= GIVEN INSTRUCTION =
Skipping all pictures, set down the lines of the listing from the first through the one with "0.19, 0.19, 0.22];".

= SUPPLIED DATA =
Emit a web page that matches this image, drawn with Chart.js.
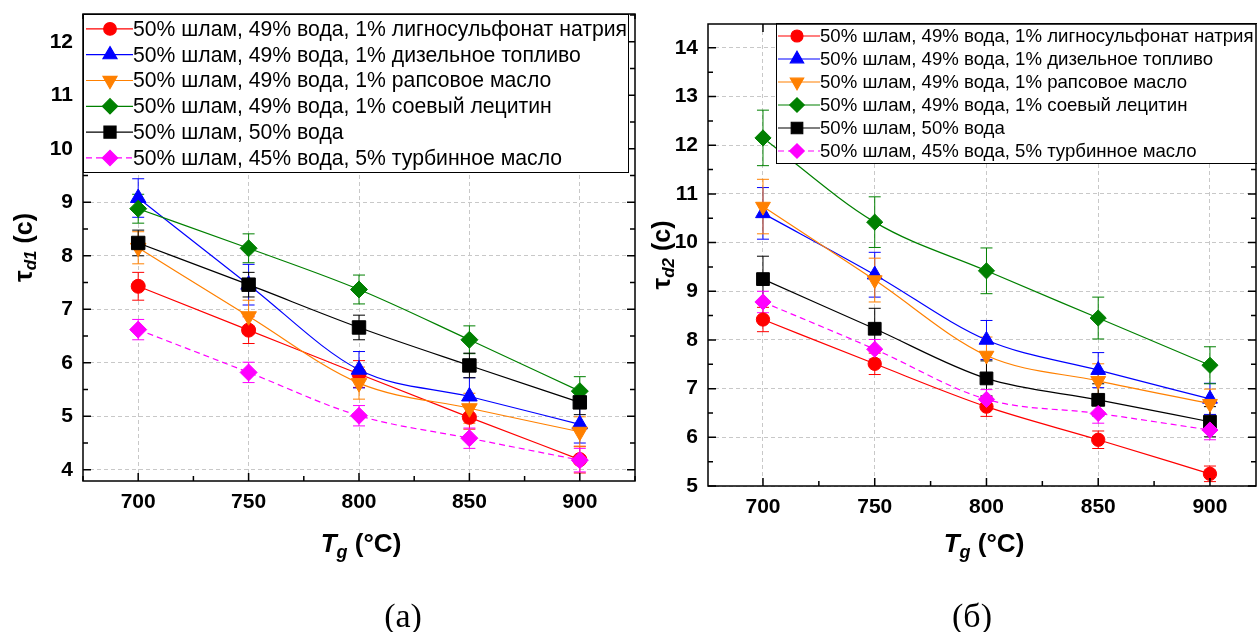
<!DOCTYPE html>
<html>
<head>
<meta charset="utf-8">
<script src="https://cdn.jsdelivr.net/npm/chart.js@4.4.0/dist/chart.umd.min.js"></script>
<style>
  html, body { margin: 0; padding: 0; background: #fff; width: 1257px; height: 632px; overflow: hidden; }
  #chartA { position: absolute; left: 0; top: 0; }
  #chartB { position: absolute; left: 640px; top: 0; }
  .cap { position: absolute; top: 599px; width: 100px; margin-left: -50px; text-align: center;
         font: 34px "Liberation Serif", "Times New Roman", serif; line-height: 34px; color: #000; }
</style>
</head>
<body>
<canvas id="chartA" width="640" height="632"></canvas>
<canvas id="chartB" width="617" height="632"></canvas>
<div class="cap" style="left:403px">(а)</div>
<div class="cap" style="left:972px">(б)</div>
<script>
// --- data ---
const temps = [700, 750, 800, 850, 900];
const yTicksA = [4, 5, 6, 7, 8, 9, 10, 11, 12];
const yTicksB = [5, 6, 7, 8, 9, 10, 11, 12, 13, 14];

const seriesNames = [
  '50% шлам, 49% вода, 1% лигносульфонат натрия',
  '50% шлам, 49% вода, 1% дизельное топливо',
  '50% шлам, 49% вода, 1% рапсовое масло',
  '50% шлам, 49% вода, 1% соевый лецитин',
  '50% шлам, 50% вода',
  '50% шлам, 45% вода, 5% турбинное масло'
];

// tau_d1, s (panel a)
const d1Lignin   = [7.43, 6.61, 5.79, 4.98, 4.19];
const d1Diesel   = [9.08, 7.46, 5.87, 5.37, 4.85];
const d1Rapeseed = [8.15, 6.87, 5.62, 5.15, 4.71];
const d1Lecithin = [8.88, 8.14, 7.37, 6.43, 5.47];
const d1Water    = [8.24, 7.46, 6.66, 5.95, 5.26];
const d1Turbine  = [6.62, 5.82, 5.01, 4.59, 4.18];
const d1LigninErr   = [0.26, 0.25, 0.25, 0.22, 0.25];
const d1DieselErr   = [0.36, 0.38, 0.34, 0.35, 0.35];
const d1RapeseedErr = [0.30, 0.30, 0.30, 0.28, 0.28];
const d1LecithinErr = [0.27, 0.27, 0.27, 0.26, 0.27];
const d1WaterErr    = [0.24, 0.23, 0.23, 0.23, 0.23];
const d1TurbineErr  = [0.19, 0.19, 0.19, 0.19, 0.22];

// tau_d2, s (panel b)
const d2Lignin   = [8.42, 7.51, 6.63, 5.95, 5.25];
const d2Diesel   = [10.60, 9.34, 8.00, 7.38, 6.79];
const d2Rapeseed = [10.74, 9.23, 7.68, 7.16, 6.69];
const d2Lecithin = [12.15, 10.42, 9.42, 8.45, 7.48];
const d2Water    = [9.25, 8.23, 7.21, 6.77, 6.32];
const d2Turbine  = [8.78, 7.81, 6.78, 6.49, 6.15];
const d2LigninErr   = [0.25, 0.22, 0.20, 0.18, 0.16];
const d2DieselErr   = [0.53, 0.46, 0.40, 0.36, 0.32];
const d2RapeseedErr = [0.56, 0.45, 0.38, 0.35, 0.30];
const d2LecithinErr = [0.57, 0.52, 0.47, 0.43, 0.38];
const d2WaterErr    = [0.47, 0.42, 0.36, 0.33, 0.31];
const d2TurbineErr  = [0.22, 0.20, 0.20, 0.20, 0.20];

// --- styles ---
const SANS = '"Liberation Sans", Arial, sans-serif';
const markers = [
  { color: '#ff0000', style: 'circle',   rot: 0,   r: 7 },
  { color: '#0000ff', style: 'triangle', rot: 0,   r: 9 },
  { color: '#ff8000', style: 'triangle', rot: 180, r: 9 },
  { color: '#008000', style: 'rectRot',  rot: 0,   r: 8.5 },
  { color: '#000000', style: 'rect',     rot: 0,   r: 9.5 },
  { color: '#ff00ff', style: 'rectRot',  rot: 0,   r: 8.5, dash: [6, 4] }
];

function richText(ctx, parts, cx, cy, baseline) {
  let w = 0;
  parts.forEach(p => { ctx.font = p.font; p.w = ctx.measureText(p.text).width; w += p.w; });
  let x = cx - w / 2;
  ctx.textAlign = 'left';
  ctx.textBaseline = baseline;
  parts.forEach(p => { ctx.font = p.font; ctx.fillText(p.text, x, cy + (p.dy || 0)); x += p.w; });
}

const decor = {
  id: 'decor',
  beforeDatasetsDraw(chart) {
    // error bars
    const { ctx, scales: { x, y } } = chart;
    ctx.save();
    ctx.lineWidth = 1;
    chart.data.datasets.forEach(ds => {
      ctx.strokeStyle = ds.borderColor;
      ds.data.forEach((p, i) => {
        const e = ds.errors[i];
        const px = x.getPixelForValue(p.x);
        const lo = y.getPixelForValue(p.y - e), hi = y.getPixelForValue(p.y + e);
        ctx.beginPath();
        ctx.moveTo(px, lo); ctx.lineTo(px, hi);
        ctx.moveTo(px - 6, lo); ctx.lineTo(px + 6, lo);
        ctx.moveTo(px - 6, hi); ctx.lineTo(px + 6, hi);
        ctx.stroke();
      });
    });
    ctx.restore();
  },
  afterDatasetsDraw(chart, args, opts) {
    const { ctx, chartArea: a, scales: { x, y } } = chart;
    ctx.save();
    // inward ticks on all four sides
    ctx.strokeStyle = '#000';
    ctx.lineWidth = 1.5;
    const tick = (v, len, horiz) => {
      ctx.beginPath();
      if (horiz) {
        const px = x.getPixelForValue(v);
        ctx.moveTo(px, a.bottom); ctx.lineTo(px, a.bottom - len);
        ctx.moveTo(px, a.top); ctx.lineTo(px, a.top + len);
      } else {
        const py = y.getPixelForValue(v);
        ctx.moveTo(a.left, py); ctx.lineTo(a.left + len, py);
        ctx.moveTo(a.right, py); ctx.lineTo(a.right - len, py);
      }
      ctx.stroke();
    };
    for (let v = 675; v <= x.max; v += 25) if (v >= x.min) tick(v, v % 50 === 0 ? 8 : 5, true);
    for (let v = Math.ceil(y.min * 2) / 2; v <= y.max; v += 0.5) tick(v, v % 1 === 0 ? 8 : 5, false);

    // legend box
    const L = opts.legend;
    ctx.fillStyle = '#fff';
    ctx.fillRect(L.x, L.y, L.w, L.h);
    ctx.strokeStyle = '#000';
    ctx.lineWidth = 1;
    ctx.strokeRect(L.x + 0.5, L.y + 0.5, L.w, L.h);
    chart.data.datasets.forEach((ds, i) => {
      const cy = L.y + L.pad + (i + 0.5) * L.row;
      ctx.strokeStyle = ds.borderColor;
      ctx.lineWidth = 1.2;
      ctx.setLineDash(ds.borderDash || []);
      ctx.beginPath(); ctx.moveTo(L.lineX0, cy); ctx.lineTo(L.textX, cy); ctx.stroke();
      ctx.setLineDash([]);
      ctx.fillStyle = ds.backgroundColor;
      Chart.helpers.drawPoint(ctx, { pointStyle: ds.pointStyle, rotation: ds.pointRotation,
        radius: ds.pointRadius * 0.9, borderWidth: 1 }, L.markerX, cy);
      ctx.fillStyle = '#000';
      ctx.font = L.font;
      ctx.textAlign = 'left';
      ctx.textBaseline = 'middle';
      ctx.fillText(ds.label, L.textX, cy + 1);
    });
    ctx.restore();
  },
  afterDraw(chart, args, opts) {
    const { ctx, chartArea: a } = chart;
    ctx.save();
    ctx.strokeStyle = '#000';
    ctx.lineWidth = 1.5;
    ctx.strokeRect(a.left, a.top, a.right - a.left, a.bottom - a.top);
    ctx.fillStyle = '#000';
    richText(ctx, [
      { text: 'T', font: `italic bold 26px ${SANS}` },
      { text: 'g', font: `italic bold 18px ${SANS}`, dy: 6 },
      { text: ' (°C)', font: `bold 26px ${SANS}` }
    ], (a.left + a.right) / 2 + 2, 552, 'alphabetic');
    ctx.translate(opts.yTitleX, (a.top + a.bottom) / 2);
    ctx.rotate(-Math.PI / 2);
    richText(ctx, [
      { text: 'τ', font: `bold 26px ${SANS}` },
      { text: opts.sub, font: `italic bold 17px ${SANS}`, dy: 6 },
      { text: ' (с)', font: `bold 25px ${SANS}` }
    ], 0, 0, 'middle');
    ctx.restore();
  }
};

function makeDatasets(vals, errs, scale) {
  return vals.map((v, i) => ({
    label: seriesNames[i],
    data: temps.map((t, j) => ({ x: t, y: v[j] })),
    errors: errs[i],
    borderColor: markers[i].color,
    backgroundColor: markers[i].color,
    pointBackgroundColor: markers[i].color,
    pointBorderColor: markers[i].color,
    pointStyle: markers[i].style,
    pointRotation: markers[i].rot,
    pointRadius: markers[i].r * scale,
    pointBorderWidth: 1,
    borderWidth: 1.2,
    borderDash: markers[i].dash || [],
    cubicInterpolationMode: 'monotone',
    order: vals.length - i
  }));
}

// keep the plot area exactly where the layout puts it
function noPad(s) { s.paddingTop = 0; s.paddingBottom = 0; s.paddingLeft = 0; s.paddingRight = 0; }

function makeChart(id, vals, errs, o) {
  const grid = { color: '#c8c8c8', lineWidth: 1, drawTicks: false };
  return new Chart(document.getElementById(id), {
    type: 'line',
    data: { datasets: makeDatasets(vals, errs, o.markerScale) },
    options: {
      responsive: false,
      animation: false,
      layout: { padding: o.padding, autoPadding: false },
      scales: {
        x: {
          type: 'linear', min: o.xMin, max: o.xMax,
          afterBuildTicks: s => { s.ticks = temps.map(v => ({ value: v })); },
          afterFit: s => { s.height = o.xHeight; noPad(s); },
          grid, border: { display: false, dash: [4, 3] },
          ticks: { color: '#000', padding: 9, font: { family: SANS, size: 21, weight: 'bold' } }
        },
        y: {
          type: 'linear', min: o.yMin, max: o.yMax,
          afterBuildTicks: s => { s.ticks = o.yTicks.map(v => ({ value: v })); },
          afterFit: s => { s.width = o.yWidth; noPad(s); },
          grid, border: { display: false, dash: [4, 3] },
          ticks: { color: '#000', padding: 10, font: { family: SANS, size: 21, weight: 'bold' } }
        }
      },
      plugins: {
        legend: { display: false },
        tooltip: { enabled: false },
        decor: { legend: o.legend, yTitleX: o.yTitleX, sub: o.sub }
      }
    },
    plugins: [decor]
  });
}

makeChart('chartA',
  [d1Lignin, d1Diesel, d1Rapeseed, d1Lecithin, d1Water, d1Turbine],
  [d1LigninErr, d1DieselErr, d1RapeseedErr, d1LecithinErr, d1WaterErr, d1TurbineErr],
  {
    xMin: 675, xMax: 925, yMin: 3.79, yMax: 12.52, yTicks: yTicksA,
    padding: { top: 14, right: 5, bottom: 0, left: 0 }, xHeight: 151, yWidth: 83,
    markerScale: 1, yTitleX: 25, sub: 'd1',
    legend: { x: 83, y: 14, w: 545, h: 158, pad: 2, row: 25.8, lineX0: 86, markerX: 110, textX: 133,
              font: `21.2px ${SANS}` }
  });

makeChart('chartB',
  [d2Lignin, d2Diesel, d2Rapeseed, d2Lecithin, d2Water, d2Turbine],
  [d2LigninErr, d2DieselErr, d2RapeseedErr, d2LecithinErr, d2WaterErr, d2TurbineErr],
  {
    xMin: 675.4, xMax: 920.6, yMin: 5, yMax: 14.49, yTicks: yTicksB,
    padding: { top: 24, right: 1, bottom: 0, left: 0 }, xHeight: 146, yWidth: 68,
    markerScale: 0.95, yTitleX: 23, sub: 'd2',
    legend: { x: 136, y: 23, w: 490, h: 140, pad: 1.5, row: 23, lineX0: 138, markerX: 157, textX: 180,
              font: `18.6px ${SANS}` }
  });
</script>
</body>
</html>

= SOLUTION TO THE EXERCISE =
Emit a web page that matches this image, drawn with Chart.js.
<!DOCTYPE html>
<html>
<head>
<meta charset="utf-8">
<script src="https://cdn.jsdelivr.net/npm/chart.js@4.4.0/dist/chart.umd.min.js"></script>
<style>
  html, body { margin: 0; padding: 0; background: #fff; width: 1257px; height: 632px; overflow: hidden; }
  #chartA { position: absolute; left: 0; top: 0; }
  #chartB { position: absolute; left: 640px; top: 0; }
  .cap { position: absolute; top: 599px; width: 100px; margin-left: -50px; text-align: center;
         font: 34px "Liberation Serif", "Times New Roman", serif; line-height: 34px; color: #000; }
</style>
</head>
<body>
<canvas id="chartA" width="640" height="632"></canvas>
<canvas id="chartB" width="617" height="632"></canvas>
<div class="cap" style="left:403px">(а)</div>
<div class="cap" style="left:972px">(б)</div>
<script>
// --- data ---
const temps = [700, 750, 800, 850, 900];
const yTicksA = [4, 5, 6, 7, 8, 9, 10, 11, 12];
const yTicksB = [5, 6, 7, 8, 9, 10, 11, 12, 13, 14];

const seriesNames = [
  '50% шлам, 49% вода, 1% лигносульфонат натрия',
  '50% шлам, 49% вода, 1% дизельное топливо',
  '50% шлам, 49% вода, 1% рапсовое масло',
  '50% шлам, 49% вода, 1% соевый лецитин',
  '50% шлам, 50% вода',
  '50% шлам, 45% вода, 5% турбинное масло'
];

// tau_d1, s (panel a)
const d1Lignin   = [7.43, 6.61, 5.79, 4.98, 4.19];
const d1Diesel   = [9.08, 7.46, 5.87, 5.37, 4.85];
const d1Rapeseed = [8.15, 6.87, 5.62, 5.15, 4.71];
const d1Lecithin = [8.88, 8.14, 7.37, 6.43, 5.47];
const d1Water    = [8.24, 7.46, 6.66, 5.95, 5.26];
const d1Turbine  = [6.62, 5.82, 5.01, 4.59, 4.18];
const d1LigninErr   = [0.26, 0.25, 0.25, 0.22, 0.25];
const d1DieselErr   = [0.36, 0.38, 0.34, 0.35, 0.35];
const d1RapeseedErr = [0.30, 0.30, 0.30, 0.28, 0.28];
const d1LecithinErr = [0.27, 0.27, 0.27, 0.26, 0.27];
const d1WaterErr    = [0.24, 0.23, 0.23, 0.23, 0.23];
const d1TurbineErr  = [0.19, 0.19, 0.19, 0.19, 0.22];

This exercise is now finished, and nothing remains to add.